Likewise, during the 2012 cycle, President Obama championed closing a loophole that effectively subsidized the purchase of corporate jets. It was good politics, but the math didn’t add up to the messaging: Closing the jet tax loophole was projected to raise just $2 billion over 10 years. For comparison, Hillary Clinton’s 2016 proposal to return the estate tax to its 2009 levels was projected to raise more than $400 billion. Notably, another small private-jet provision became the source of media coverage during debates over the TCJA, illustrating the outsized cachet these provisions often carry.
As unpalatable as CEO tax breaks and private-jet subsidies might be to egalitarian sensibilities, policymakers and voters should be discerning about their actual impact; often, loopholes are targeted as a nod toward economic equality or populism, but lack the economic significance to meaningfully deliver on such an agenda.
Stitching loopholes closed is messy and often ends up favoring wealthier taxpayers with highly paid tax lawyers who are able to shift income into other protected areas.
Accountants describe this as the loophole cycle: Tax professionals design a scheme to reduce tax liabilities for their clients, government actors create a patch to stop them, and the process repeats.
As Tax Policy Center analysts suggested to Hillary Clinton during the 2016 cycle, bold and direct attempts to raise rates on the rich, such as her proposal on estate taxes, are a far more effective approach to revenue generation than the numerous loophole closures and housekeeping measures included in her 2016 platform.
Americans seem to agree. For the last several years, news outlets including Politico and Reuters have estimated public support for higher taxes on the wealthy at around 75 percent.

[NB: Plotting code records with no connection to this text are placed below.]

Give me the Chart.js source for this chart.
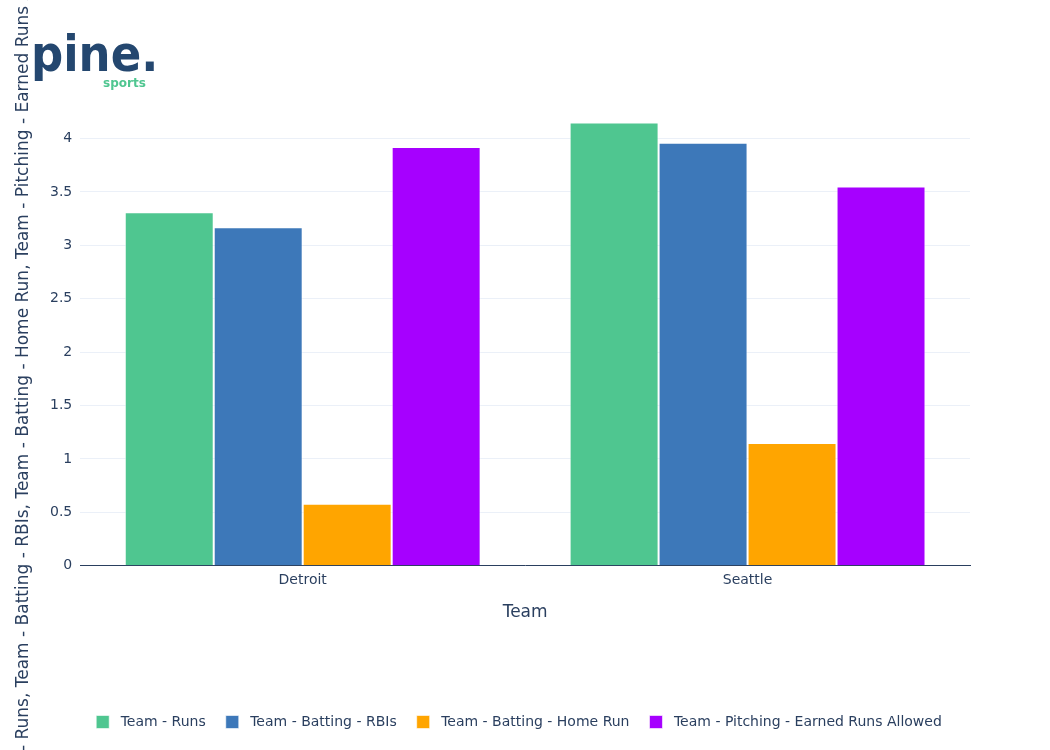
<!DOCTYPE html>
<html>
<head>
<meta charset="utf-8">
<script src="https://cdn.jsdelivr.net/npm/chart.js@4"></script>
<style>
  html, body { margin: 0; padding: 0; background: #fff; }
  #wrap { width: 1050px; height: 750px; position: relative; }
</style>
</head>
<body>
<div id="wrap"><canvas id="chart" width="1050" height="750"></canvas></div>
<script>
// data
const teams = ["Detroit", "Seattle"];
const runs = [3.31, 4.15];
const rbis = [3.17, 3.96];
const homeRuns = [0.58, 1.15];
const earnedRunsAllowed = [3.92, 3.55];

const seriesNames = ["Team - Runs", "Team - Batting - RBIs", "Team - Batting - Home Run", "Team - Pitching - Earned Runs Allowed"];
const seriesColors = ["#4fc690", "#3d78b9", "#ffa500", "#a600ff"];
const yTitle = "Team - Runs, Team - Batting - RBIs, Team - Batting - Home Run, Team - Pitching - Earned Runs Allowed";

const fontFamily = "'DejaVu Sans', sans-serif";
const textColor = "#2a3f5f";

// y title and logo drawn by hand so they sit where the original puts them
const extras = {
  id: "extras",
  afterLayout(chart) {
    // legend in the original is centred a bit right of the canvas middle
    chart.legend.left += 13;
    chart.legend.right += 13;
  },
  afterDraw(chart) {
    const ctx = chart.ctx;
    ctx.save();
    // the title is longer than the canvas; size it so the visible part
    // ("- Runs ... Earned Runs") spans the same length as in the original
    ctx.font = "16px " + fontFamily;
    const pre = ctx.measureText("Team ").width;
    const mid = ctx.measureText("- Runs, Team - Batting - RBIs, Team - Batting - Home Run, Team - Pitching - Earned Runs").width;
    const size = 16 * 746 / mid;
    ctx.font = size + "px " + fontFamily;
    ctx.translate(24, 751 + pre * size / 16);
    ctx.rotate(-Math.PI / 2);
    ctx.fillStyle = textColor;
    ctx.textAlign = "left";
    ctx.textBaseline = "middle";
    ctx.fillText(yTitle, 0, 0);
    ctx.restore();

    // logo
    ctx.save();
    ctx.fillStyle = "#24476f";
    ctx.font = "bold 50px 'DejaVu Sans Condensed', " + fontFamily;
    ctx.textBaseline = "alphabetic";
    ctx.fillText("pine.", 31, 71);
    ctx.fillStyle = "#4fc690";
    ctx.font = "bold 12px " + fontFamily;
    ctx.fillText("sports", 103, 87);
    ctx.restore();
  }
};

const datasets = [runs, rbis, homeRuns, earnedRunsAllowed].map(function (vals, i) {
  return {
    label: seriesNames[i],
    data: vals,
    backgroundColor: seriesColors[i],
    borderColor: "rgba(255,255,255,0.6)",
    borderWidth: 1,
    borderSkipped: "bottom",
    barPercentage: 1.0,
    categoryPercentage: 0.8
  };
});

new Chart(document.getElementById("chart"), {
  type: "bar",
  data: { labels: teams, datasets: datasets },
  plugins: [extras],
  options: {
    responsive: false,
    animation: false,
    layout: { padding: { left: 42, right: 80, top: 100, bottom: 11 } },
    scales: {
      x: {
        grid: { display: false, drawTicks: false },
        border: { display: true, color: "#2a3f5f", width: 1 },
        ticks: { color: textColor, font: { family: fontFamily, size: 14 }, padding: 6 },
        title: {
          display: true,
          text: "Team",
          color: textColor,
          font: { family: fontFamily, size: 17 },
          padding: { top: 8, bottom: 72 }
        }
      },
      y: {
        min: 0,
        max: 4.36,
        afterBuildTicks: function (axis) {
          axis.ticks = axis.ticks.filter(function (t) { return t.value <= 4.0001; });
        },
        grid: { color: "#ebf0f8", drawTicks: false },
        border: { display: false },
        ticks: {
          stepSize: 0.5,
          color: textColor,
          font: { family: fontFamily, size: 14 },
          padding: 8,
          callback: function (v) { return String(Number(v)); }
        }
      }
    },
    plugins: {
      legend: {
        position: "bottom",
        labels: {
          color: textColor,
          font: { family: fontFamily, size: 14 },
          boxWidth: 13,
          boxHeight: 13,
          padding: 20,
          generateLabels: function (chart) {
            return Chart.defaults.plugins.legend.labels.generateLabels(chart).map(function (l) {
              l.text = " " + l.text;
              return l;
            });
          }
        }
      },
      tooltip: { enabled: false }
    }
  }
});
</script>
</body>
</html>
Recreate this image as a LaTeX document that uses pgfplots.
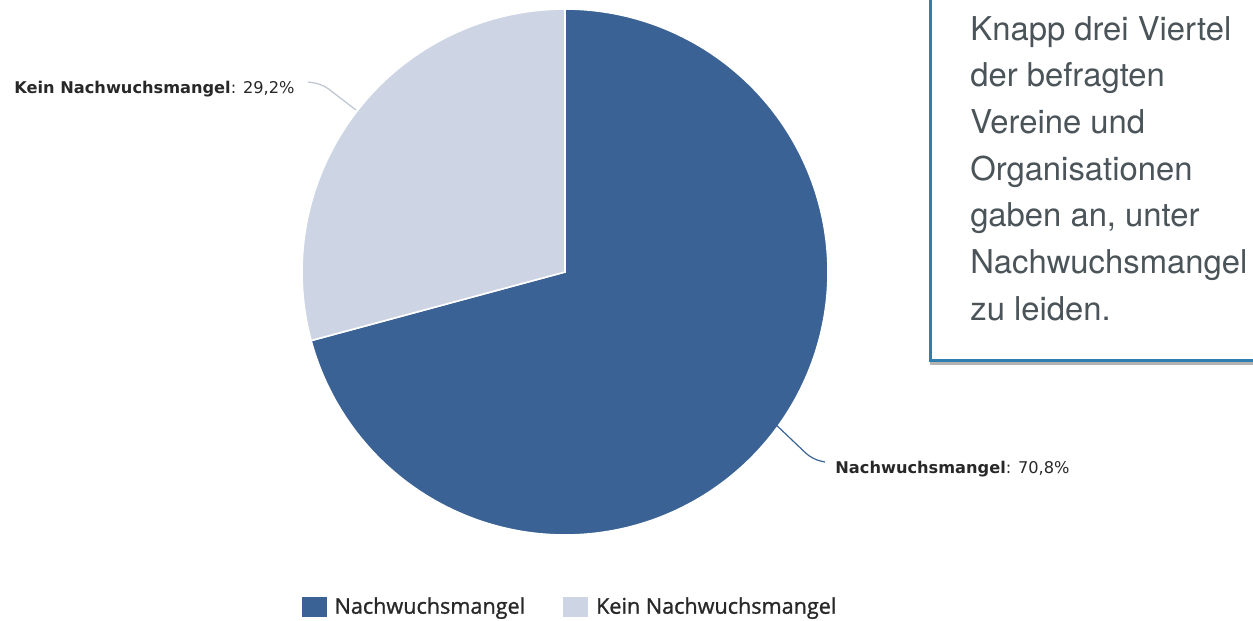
\documentclass[border=0pt]{standalone}
\usepackage{pgfplots}
\pgfplotsset{compat=1.18}
\usepackage{fontspec}
\usetikzlibrary{shadows}
\newfontfamily\lblfont{DejaVu Sans}
\newfontfamily\legfont[FakeBold=1.2]{Open Sans}
\newfontfamily\boxfont{TeX Gyre Heros}
\definecolor{cA}{RGB}{58,98,149}
\definecolor{cB}{RGB}{205,213,229}
\definecolor{boxblue}{RGB}{46,126,176}
\definecolor{boxtext}{RGB}{74,84,89}
\definecolor{lbl}{RGB}{40,40,40}
% data (percent)
\def\valA{70.8}% Nachwuchsmangel
\def\valB{29.2}% Kein Nachwuchsmangel
\pgfmathsetmacro{\angA}{90-3.6*\valA}
\pgfmathsetmacro{\angB}{\angA-3.6*\valB}
\tikzset{boxline/.style={anchor=base west, inner sep=0pt, text=boxtext, font=\boxfont\fontsize{16.4}{20}\selectfont}}
\begin{document}
\begin{tikzpicture}
\useasboundingbox (0,0) rectangle (626.5pt,310.5pt);
\clip (0,0) rectangle (626.5pt,310.5pt);
\begin{axis}[
  at={(0pt,0pt)}, anchor=south west,
  scale only axis, width=626.5pt, height=310.5pt,
  xmin=0, xmax=1253, ymin=0, ymax=621, y dir=reverse,
  hide axis, clip=false,
  legend columns=2,
  legend image code/.code={\fill[#1] (0pt,-4.8pt) rectangle (12.5pt,4.8pt); \path (14.5pt,0pt);},
  legend style={at={(axis cs:571,607)}, anchor=center, draw=none, fill=none,
    inner sep=0pt, font=\legfont\fontsize{10.8}{13}\selectfont, text=lbl,
    /tikz/every even column/.append style={column sep=17pt}},
]
\addplot[forget plot, fill=cA, draw=white, line width=0.8pt, domain=\angA:90, samples=240, variable=\t]
  ({565+263*cos(\t)}, {272-263*sin(\t)}) -- (axis cs:565,272) -- cycle;
\addplot[forget plot, fill=cB, draw=white, line width=0.8pt, domain=\angB:\angA, samples=120, variable=\t]
  ({565+263*cos(\t)}, {272-263*sin(\t)}) -- (axis cs:565,272) -- cycle;
\addlegendimage{fill=cA, draw=none}
\addlegendentry{Nachwuchsmangel}
\addlegendimage{fill=cB, draw=none}
\addlegendentry{Kein Nachwuchsmangel}
% connectors
\draw[color=cB!80!gray, line width=0.6pt, rounded corners=4pt] (axis cs:308,82) -- (axis cs:322,84) -- (axis cs:356,110);
\draw[color=cA, line width=0.6pt, rounded corners=4pt] (axis cs:772,421) -- (axis cs:812,459) -- (axis cs:825,462);
% data labels
\node[anchor=base west, inner sep=0pt, text=lbl, font=\lblfont\fontsize{8.1}{10}\selectfont] at (axis cs:14,93) {\textbf{Kein Nachwuchsmangel}: 29,2\%};
\node[anchor=base west, inner sep=0pt, text=lbl, font=\lblfont\fontsize{8.1}{10}\selectfont] at (axis cs:835,473) {\textbf{Nachwuchsmangel}: 70,8\%};
% text box
\draw[boxblue, line width=1.5pt, fill=white, drop shadow={shadow xshift=0pt, shadow yshift=-2.5pt, opacity=0.6}] (axis cs:930,360) rectangle (axis cs:1290,-30);
\node[boxline] at (axis cs:970,40) {Knapp drei Viertel};
\node[boxline] at (axis cs:970,86.7) {der befragten};
\node[boxline] at (axis cs:970,133.4) {Vereine und};
\node[boxline] at (axis cs:970,180.1) {Organisationen};
\node[boxline] at (axis cs:970,226.8) {gaben an, unter};
\node[boxline] at (axis cs:970,273.5) {Nachwuchsmangel};
\node[boxline] at (axis cs:970,320.2) {zu leiden.};
\end{axis}
\end{tikzpicture}
\end{document}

Since 1992, Gallup has consistently found that the vast majority of Americans believe that the rich pay too little in taxes. Even more extreme plans, like Alexandria Ocasio-Cortez’s 70 percent tax rate on incomes over $10 million, found 60 percent support in a recent poll by The Hill. I’m not always one for polling data, but that’s a pretty consistent finding and a pretty high percentage.

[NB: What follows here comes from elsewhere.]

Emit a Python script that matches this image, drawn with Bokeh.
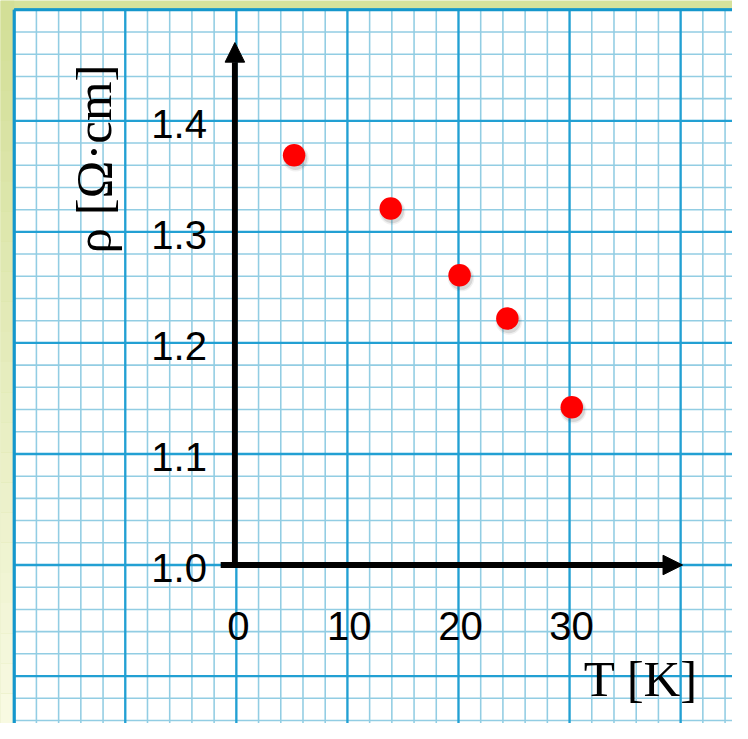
import numpy as np
from bokeh.plotting import figure
from bokeh.models import Range1d, Arrow, NormalHead
from bokeh.core.properties import value
from bokeh.embed import file_html
from bokeh.resources import INLINE

# ---- data ----
T_values = [5.2, 13.9, 20.1, 24.4, 30.2]
rho_values = [1.369, 1.321, 1.261, 1.222, 1.142]
x_ticks = [0, 10, 20, 30]
x_tick_labels = ["0", "10", "20", "30"]
y_ticks = [1.0, 1.1, 1.2, 1.3, 1.4]
y_tick_labels = ["1.0", "1.1", "1.2", "1.3", "1.4"]
x_title = "T [K]"
y_title = "ρ [Ω·cm]"

# ---- layout scale ----
REF_W, REF_H = 748, 739
W, H = 732, 723
S = W / REF_W              # pixel scale applied to sizes
PXX = 11.35                # reference px per K
PXY = 1135.0               # reference px per Ω·cm
X0_PX, Y0_PX = 241.0, 577.0


def dx(px):
    return (px - X0_PX) / PXX


def dy(py):
    return 1.0 + (Y0_PX - py) / PXY


def sz(v):
    return v * S


x_lo, x_hi = dx(0), dx(REF_W)
y_lo, y_hi = dy(REF_H), dy(0)

p = figure(width=W, height=H, x_range=Range1d(x_lo, x_hi), y_range=Range1d(y_lo, y_hi),
           x_axis_type=None, y_axis_type=None, min_border=0, toolbar_location=None,
           output_backend="svg", outline_line_color=None,
           background_fill_color="#d6e29c", border_fill_color="#d6e29c")
p.grid.visible = False

# left border gradient (pale toward the bottom)
n = 24
edges = np.linspace(y_hi, y_lo, n + 1)
c0 = np.array([0xd3, 0xdf, 0x97])
c1 = np.array([0xf8, 0xfa, 0xe2])
cols = ["#%02x%02x%02x" % tuple(int(v) for v in c0 + (c1 - c0) * (i / (n - 1))) for i in range(n)]
p.quad(left=x_lo - 1, right=-20, top=edges[:-1], bottom=edges[1:], fill_color=cols, line_color=None)

# paper
paper_left, paper_top = -20.0, 1.5
p.quad(left=[paper_left], right=[x_hi + 1], top=[paper_top], bottom=[y_lo - 0.1],
       fill_color="white", line_color=None)

# grid lines
minor_x = [v for v in np.arange(paper_left, x_hi + 0.01, 2.0) if abs(v / 10 - round(v / 10)) > 1e-6]
major_x = list(np.arange(paper_left, x_hi + 0.01, 10.0))
minor_y = [v for v in np.arange(paper_top, y_lo - 0.01, -0.02) if abs(v * 10 - round(v * 10)) > 1e-6]
major_y = list(np.arange(paper_top, y_lo - 0.01, -0.1))

minor_col, major_col = "#92cde3", "#22a0d3"
p.segment(x0=minor_x, x1=minor_x, y0=y_lo - 0.1, y1=paper_top, line_color=minor_col, line_width=sz(1.6))
p.segment(x0=paper_left, x1=x_hi + 1, y0=minor_y, y1=minor_y, line_color=minor_col, line_width=sz(1.6))
p.segment(x0=major_x, x1=major_x, y0=y_lo - 0.1, y1=paper_top, line_color=major_col, line_width=sz(2.4))
p.segment(x0=paper_left, x1=x_hi + 1, y0=major_y, y1=major_y, line_color=major_col, line_width=sz(2.4))
# paper edges (thicker)
p.segment(x0=[paper_left, paper_left], x1=[paper_left, x_hi + 1], y0=[y_lo - 0.1, paper_top],
          y1=[paper_top, paper_top], line_color="#1597cc", line_width=sz(3.2))

# axes arrows
ax_x = dx(239.5)
p.add_layout(Arrow(end=NormalHead(size=sz(20), fill_color="black", line_color="black"),
                   x_start=ax_x, y_start=1.0 - 3 / PXY, x_end=ax_x, y_end=dy(43),
                   line_color="black", line_width=sz(6)))
p.add_layout(Arrow(end=NormalHead(size=sz(20), fill_color="black", line_color="black"),
                   x_start=dx(225), y_start=1.0, x_end=dx(697), y_end=1.0,
                   line_color="black", line_width=sz(6)))

# tick labels
tick_font = value("Liberation Sans")
p.text(x=[0] * len(y_ticks), y=y_ticks, text=y_tick_labels, x_offset=sz(-30), y_offset=sz(3),
       text_align="right", text_baseline="middle", text_font=tick_font,
       text_font_size=f"{sz(41):.1f}px", text_color="black")
p.text(x=x_ticks, y=[1.0] * len(x_ticks), text=x_tick_labels, x_offset=sz(2), y_offset=sz(62),
       text_align="center", text_baseline="middle", text_font=tick_font,
       text_font_size=f"{sz(41):.1f}px", text_color="black")

# axis titles
title_font = value("Liberation Serif")
p.text(x=[dx(596)], y=[dy(694)], text=[x_title], text_align="left", text_baseline="middle",
       text_font=title_font, text_font_size=f"{sz(52):.1f}px", text_color="black")
p.text(x=[dx(96)], y=[dy(162)], text=[y_title], angle=np.pi / 2, text_align="center",
       text_baseline="middle", text_font=title_font, text_font_size=f"{sz(52):.1f}px",
       text_color="black")

# data points with soft shadow
sx = [t + 1.5 / PXX for t in T_values]
sy = [r - 3.0 / PXY for r in rho_values]
p.scatter(sx, sy, size=sz(27), fill_color="#444444", fill_alpha=0.08, line_color=None)
p.scatter(sx, sy, size=sz(24), fill_color="#444444", fill_alpha=0.15, line_color=None)
p.scatter(T_values, rho_values, size=sz(23), fill_color="#ff0000", line_color=None)

open("out.html", "w").write(file_html(p, INLINE))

And yet, looking to 2020, a majority of Democratic candidates are already shaping their platforms around more gimmicky, targeted policies. Cory Booker has spent much of his time on the campaign trail trumpeting the promise of another TCJA policy—“Opportunity Zones” grant a tax preference for income earned on investment in economically distressed communities.
It's a worthwhile goal, but neither the creation nor destruction of tax loopholes is an efficient means of affecting change. Analysts at the Tax Policy Center have been critical of the plan, including it on their “Lump of Coal Awards” for the worst tax policy ideas of 2018, and pointing out that the program’s benefits will be minuscule compared to its costs, with much of the difference likely ending up in the pockets of wealthy development firms.
Of the leading Democratic presidential candidates, only Elizabeth Warren and Bernie Sanders have come out swinging for substantial tax increases on the rich. The simple and obvious truth is this: For the last 70 years, both parties have broadly conspired to lower taxes. The Republicans often led the charge, but Democrats pushed back with suspicious frailty, and often on rather insubstantial targets.
As a result, much of what we have in the tax code is really just what we have left. Democrats who believe that social priorities are worth spending on would be fools not to seize this moment and fight for more.
The performance pay loophole struck a special chord with me because, as a research assistant at a progressive economic-policy think tank, I typed the phrase into more bulleted lists of policy solutions than any human being rightfully should. If you had asked me in 2015 what specific provisions of the tax code I hoped a presidential candidate would address, performance pay would have certainly made the top three. But in 2019, if Democrats want to craft meaningful proposals to combat inequality and raise revenue for underfunded social priorities like infrastructure, education, and health care, then an appreciable hike in top income tax rates, as well as more aggressive taxation of wealth, inheritance, and capital income would be far more efficient and fruitful.